5/8/08

More Jewish-Black Trouble in Tranquil Teaneck


The Bergen Record reports on how Jews reacted to a gaffe by a black concilwoman.
Teaneck councilwoman's words anger residents, members
BY JOSEPH AX, Staff Writer

TEANECK — Councilwoman Monica Honis has come under fire from some Jewish council members and residents for saying that reelecting her without her two running mates winning as well would be like sending her “to the gas chamber.”

The comment came Monday during a meeting of residents of the township’s Northeast section. Honis was emphasizing the importance of voting for all three members of her informal slate in order to forge a new council majority in Tuesday’s non-partisan election.

Councilman Elnatan Rudolph, an Orthodox Jew who is heading up the Team Teaneck slate that opposes Honis and running mates Barbara Toffler and Audra Jackson, called the “gas chamber” reference “deplorable.”

“Making an inference like that, whether you’re joking or not, in the same week as Holocaust Remembrance Day?” he said Tuesday. “Those words are used to describe one thing. I don't think there’s any justification for that.”

On Tuesday night, during a raucous council meeting, Honis defended her words, declaring she did not regret them and had chosen them carefully to evoke the injustice of the use of the death penalty against minorities. Honis is black.

“When I made the statement I made last night, I was referring to the death penalty,” she said Tuesday. “The death penalty disproportionately affects minorities. I’m making a statement on how it feels to be sitting up here with the people I sit with. ... I chose my words very carefully knowing full well there was a 98 percent chance that some person would take my words and turn them around to make them something they were not meant to be.”

Councilman Adam Gussen – who worships at an Orthodox synagogue – called on Honis to resign, saying her words were insensitive and culturally ignorant.

Later in her statement, Honis offered an apology of sorts but continued to blast Gussen and any others who would attack her for her words.

“Yes, some people think it may have been insensitive, and I’m sorry if you felt that way,” she said. “It was not intended to be that way. But I said it knowing full well that there are people here who would turn it against me.”

On Wednesday, Gussen called Honis’ explanation “ludicrous” and “reprehensible.”

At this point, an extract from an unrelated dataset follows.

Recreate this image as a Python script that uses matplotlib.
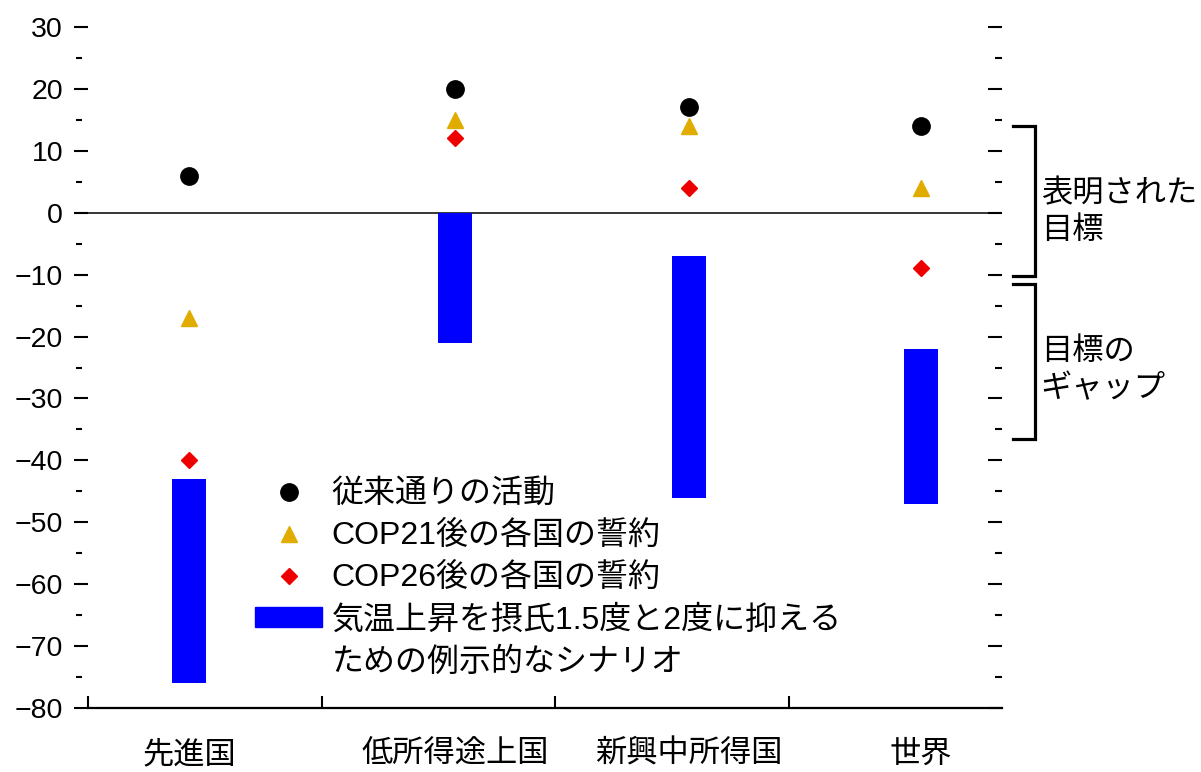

Honis’ running mates said they were certain she did not intend to give offense. Jackson said that she would not have used those words and would have apologized if she had been in Honis’ position.

“But I want to make it also clear that she did not on Monday evening seek to offend anyone,” Jackson said.

Toffler, who is Jewish, admitted to “cringing” on Monday but said Honis was speaking out of her own cultural experience.

“I’m Jewish, and of course the phrase ‘gas chamber’ is significant,” Toffler said after Tuesday’s meeting. “But I didn't feel that she was saying anything anti-Semitic. I think she has been very straightforward and honest about her intent.”

Howard Rose, also Jewish and a candidate for council, said he believed the choice of words was “stupid and insensitive” but did not think Honis meant to offend anyone.

“When I heard it, I winced,” he said during the meeting Tuesday, before Honis made her statement. “But I understood that that statement was not made in that context. I don’t believe for a moment that it was made as an anti-Semitic remark. I believe that the words that might have been used to better reflect what was being said were, ‘I’d rather be in an electric chair. I’d rather be in a jail cell.’Ÿ”

Ned Goldman, another candidate who is also Jewish, called Honis’ explanation “contrived” and said that it indicated “her inability to provide real leadership to a diverse community.”

1 comment:

Anonymous said...

It is not Black-Jewish trouble. It is a manifestation of the problem of vile and stupid people like Honis being in a position such as Council person.